* start *
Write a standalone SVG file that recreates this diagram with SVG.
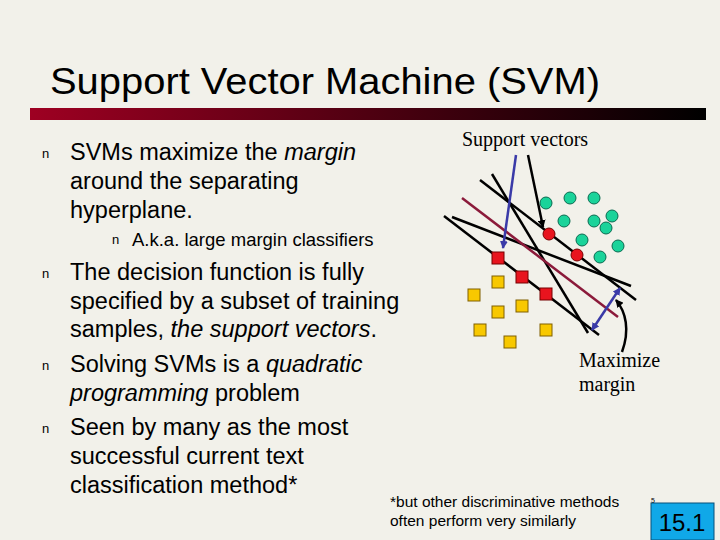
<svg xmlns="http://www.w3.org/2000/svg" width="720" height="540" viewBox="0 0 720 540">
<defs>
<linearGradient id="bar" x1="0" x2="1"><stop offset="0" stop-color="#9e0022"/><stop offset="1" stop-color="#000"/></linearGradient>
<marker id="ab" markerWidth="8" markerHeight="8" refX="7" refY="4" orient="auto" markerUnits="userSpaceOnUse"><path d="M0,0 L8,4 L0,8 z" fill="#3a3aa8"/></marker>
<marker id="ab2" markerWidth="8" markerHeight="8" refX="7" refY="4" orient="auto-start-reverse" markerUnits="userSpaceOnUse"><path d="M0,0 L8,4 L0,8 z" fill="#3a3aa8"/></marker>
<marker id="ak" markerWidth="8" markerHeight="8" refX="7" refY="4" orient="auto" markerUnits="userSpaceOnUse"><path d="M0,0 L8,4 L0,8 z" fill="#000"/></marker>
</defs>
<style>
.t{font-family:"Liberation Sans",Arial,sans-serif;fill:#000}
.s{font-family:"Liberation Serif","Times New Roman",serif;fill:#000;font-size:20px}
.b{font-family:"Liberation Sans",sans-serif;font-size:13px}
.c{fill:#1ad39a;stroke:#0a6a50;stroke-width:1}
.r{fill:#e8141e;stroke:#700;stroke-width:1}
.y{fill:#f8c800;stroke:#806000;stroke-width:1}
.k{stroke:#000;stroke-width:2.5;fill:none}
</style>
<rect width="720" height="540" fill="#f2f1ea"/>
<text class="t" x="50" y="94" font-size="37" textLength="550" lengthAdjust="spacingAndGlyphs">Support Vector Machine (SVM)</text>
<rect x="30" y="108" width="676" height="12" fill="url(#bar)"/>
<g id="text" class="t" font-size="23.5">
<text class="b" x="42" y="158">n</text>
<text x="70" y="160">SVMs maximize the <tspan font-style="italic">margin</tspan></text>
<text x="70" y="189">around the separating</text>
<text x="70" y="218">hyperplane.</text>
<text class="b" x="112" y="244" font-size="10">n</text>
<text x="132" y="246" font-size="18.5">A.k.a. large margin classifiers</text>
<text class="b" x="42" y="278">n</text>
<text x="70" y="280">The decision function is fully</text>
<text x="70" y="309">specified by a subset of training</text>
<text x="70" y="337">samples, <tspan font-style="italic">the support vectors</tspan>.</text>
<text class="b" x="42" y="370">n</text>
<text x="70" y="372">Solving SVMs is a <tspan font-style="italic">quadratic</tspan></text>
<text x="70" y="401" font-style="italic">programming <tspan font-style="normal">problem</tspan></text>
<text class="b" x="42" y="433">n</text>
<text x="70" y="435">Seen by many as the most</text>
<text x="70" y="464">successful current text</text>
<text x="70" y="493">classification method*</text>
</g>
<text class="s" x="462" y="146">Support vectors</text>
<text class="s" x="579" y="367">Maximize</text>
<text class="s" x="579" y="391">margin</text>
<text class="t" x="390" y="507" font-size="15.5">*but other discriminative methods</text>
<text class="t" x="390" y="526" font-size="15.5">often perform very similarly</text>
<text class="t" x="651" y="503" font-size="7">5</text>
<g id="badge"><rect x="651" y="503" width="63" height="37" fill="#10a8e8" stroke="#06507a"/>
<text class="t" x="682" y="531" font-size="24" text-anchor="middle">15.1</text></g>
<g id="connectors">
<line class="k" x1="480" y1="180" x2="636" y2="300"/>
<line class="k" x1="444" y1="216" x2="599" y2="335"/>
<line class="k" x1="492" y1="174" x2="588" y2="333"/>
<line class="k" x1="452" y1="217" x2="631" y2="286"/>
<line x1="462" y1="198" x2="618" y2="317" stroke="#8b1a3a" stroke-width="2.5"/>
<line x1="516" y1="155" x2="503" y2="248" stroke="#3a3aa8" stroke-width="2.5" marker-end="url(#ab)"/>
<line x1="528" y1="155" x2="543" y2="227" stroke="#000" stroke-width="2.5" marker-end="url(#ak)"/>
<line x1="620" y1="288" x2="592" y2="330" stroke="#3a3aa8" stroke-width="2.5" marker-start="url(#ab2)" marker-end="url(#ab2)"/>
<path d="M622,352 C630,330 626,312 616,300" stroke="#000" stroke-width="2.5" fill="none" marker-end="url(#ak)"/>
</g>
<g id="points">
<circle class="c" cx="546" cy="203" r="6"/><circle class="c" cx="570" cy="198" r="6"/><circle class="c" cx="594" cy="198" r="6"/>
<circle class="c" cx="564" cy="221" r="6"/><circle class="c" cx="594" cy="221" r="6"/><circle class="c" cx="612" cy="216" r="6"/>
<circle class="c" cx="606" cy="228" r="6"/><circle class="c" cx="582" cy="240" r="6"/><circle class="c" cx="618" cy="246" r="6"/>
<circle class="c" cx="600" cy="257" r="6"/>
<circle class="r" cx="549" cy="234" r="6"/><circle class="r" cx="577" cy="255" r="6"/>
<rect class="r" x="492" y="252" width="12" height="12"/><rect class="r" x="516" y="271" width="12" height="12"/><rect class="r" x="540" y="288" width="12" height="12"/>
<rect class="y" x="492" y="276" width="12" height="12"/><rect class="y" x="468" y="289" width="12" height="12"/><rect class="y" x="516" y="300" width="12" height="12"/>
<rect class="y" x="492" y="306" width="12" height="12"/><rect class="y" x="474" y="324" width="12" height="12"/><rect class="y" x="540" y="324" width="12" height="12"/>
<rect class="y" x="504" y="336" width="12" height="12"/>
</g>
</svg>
* end *
Written task: In this exercise, set down all of the data exactly, without the pictures.

Response to the task:
Write a standalone SVG file that recreates this diagram with SVG.
<svg xmlns="http://www.w3.org/2000/svg" width="720" height="540" viewBox="0 0 720 540">
<defs>
<linearGradient id="bar" x1="0" x2="1"><stop offset="0" stop-color="#9e0022"/><stop offset="1" stop-color="#000"/></linearGradient>
<marker id="ab" markerWidth="8" markerHeight="8" refX="7" refY="4" orient="auto" markerUnits="userSpaceOnUse"><path d="M0,0 L8,4 L0,8 z" fill="#3a3aa8"/></marker>
<marker id="ab2" markerWidth="8" markerHeight="8" refX="7" refY="4" orient="auto-start-reverse" markerUnits="userSpaceOnUse"><path d="M0,0 L8,4 L0,8 z" fill="#3a3aa8"/></marker>
<marker id="ak" markerWidth="8" markerHeight="8" refX="7" refY="4" orient="auto" markerUnits="userSpaceOnUse"><path d="M0,0 L8,4 L0,8 z" fill="#000"/></marker>
</defs>
<style>
.t{font-family:"Liberation Sans",Arial,sans-serif;fill:#000}
.s{font-family:"Liberation Serif","Times New Roman",serif;fill:#000;font-size:20px}
.b{font-family:"Liberation Sans",sans-serif;font-size:13px}
.c{fill:#1ad39a;stroke:#0a6a50;stroke-width:1}
.r{fill:#e8141e;stroke:#700;stroke-width:1}
.y{fill:#f8c800;stroke:#806000;stroke-width:1}
.k{stroke:#000;stroke-width:2.5;fill:none}
</style>
<rect width="720" height="540" fill="#f2f1ea"/>
<text class="t" x="50" y="94" font-size="37" textLength="550" lengthAdjust="spacingAndGlyphs">Support Vector Machine (SVM)</text>
<rect x="30" y="108" width="676" height="12" fill="url(#bar)"/>
<g id="text" class="t" font-size="23.5">
<text class="b" x="42" y="158">n</text>
<text x="70" y="160">SVMs maximize the <tspan font-style="italic">margin</tspan></text>
<text x="70" y="189">around the separating</text>
<text x="70" y="218">hyperplane.</text>
<text class="b" x="112" y="244" font-size="10">n</text>
<text x="132" y="246" font-size="18.5">A.k.a. large margin classifiers</text>
<text class="b" x="42" y="278">n</text>
<text x="70" y="280">The decision function is fully</text>
<text x="70" y="309">specified by a subset of training</text>
<text x="70" y="337">samples, <tspan font-style="italic">the support vectors</tspan>.</text>
<text class="b" x="42" y="370">n</text>
<text x="70" y="372">Solving SVMs is a <tspan font-style="italic">quadratic</tspan></text>
<text x="70" y="401" font-style="italic">programming <tspan font-style="normal">problem</tspan></text>
<text class="b" x="42" y="433">n</text>
<text x="70" y="435">Seen by many as the most</text>
<text x="70" y="464">successful current text</text>
<text x="70" y="493">classification method*</text>
</g>
<text class="s" x="462" y="146">Support vectors</text>
<text class="s" x="579" y="367">Maximize</text>
<text class="s" x="579" y="391">margin</text>
<text class="t" x="390" y="507" font-size="15.5">*but other discriminative methods</text>
<text class="t" x="390" y="526" font-size="15.5">often perform very similarly</text>
<text class="t" x="651" y="503" font-size="7">5</text>
<g id="badge"><rect x="651" y="503" width="63" height="37" fill="#10a8e8" stroke="#06507a"/>
<text class="t" x="682" y="531" font-size="24" text-anchor="middle">15.1</text></g>
<g id="connectors">
<line class="k" x1="480" y1="180" x2="636" y2="300"/>
<line class="k" x1="444" y1="216" x2="599" y2="335"/>
<line class="k" x1="492" y1="174" x2="588" y2="333"/>
<line class="k" x1="452" y1="217" x2="631" y2="286"/>
<line x1="462" y1="198" x2="618" y2="317" stroke="#8b1a3a" stroke-width="2.5"/>
<line x1="516" y1="155" x2="503" y2="248" stroke="#3a3aa8" stroke-width="2.5" marker-end="url(#ab)"/>
<line x1="528" y1="155" x2="543" y2="227" stroke="#000" stroke-width="2.5" marker-end="url(#ak)"/>
<line x1="620" y1="288" x2="592" y2="330" stroke="#3a3aa8" stroke-width="2.5" marker-start="url(#ab2)" marker-end="url(#ab2)"/>
<path d="M622,352 C630,330 626,312 616,300" stroke="#000" stroke-width="2.5" fill="none" marker-end="url(#ak)"/>
</g>
<g id="points">
<circle class="c" cx="546" cy="203" r="6"/><circle class="c" cx="570" cy="198" r="6"/><circle class="c" cx="594" cy="198" r="6"/>
<circle class="c" cx="564" cy="221" r="6"/><circle class="c" cx="594" cy="221" r="6"/><circle class="c" cx="612" cy="216" r="6"/>
<circle class="c" cx="606" cy="228" r="6"/><circle class="c" cx="582" cy="240" r="6"/><circle class="c" cx="618" cy="246" r="6"/>
<circle class="c" cx="600" cy="257" r="6"/>
<circle class="r" cx="549" cy="234" r="6"/><circle class="r" cx="577" cy="255" r="6"/>
<rect class="r" x="492" y="252" width="12" height="12"/><rect class="r" x="516" y="271" width="12" height="12"/><rect class="r" x="540" y="288" width="12" height="12"/>
<rect class="y" x="492" y="276" width="12" height="12"/><rect class="y" x="468" y="289" width="12" height="12"/><rect class="y" x="516" y="300" width="12" height="12"/>
<rect class="y" x="492" y="306" width="12" height="12"/><rect class="y" x="474" y="324" width="12" height="12"/><rect class="y" x="540" y="324" width="12" height="12"/>
<rect class="y" x="504" y="336" width="12" height="12"/>
</g>
</svg>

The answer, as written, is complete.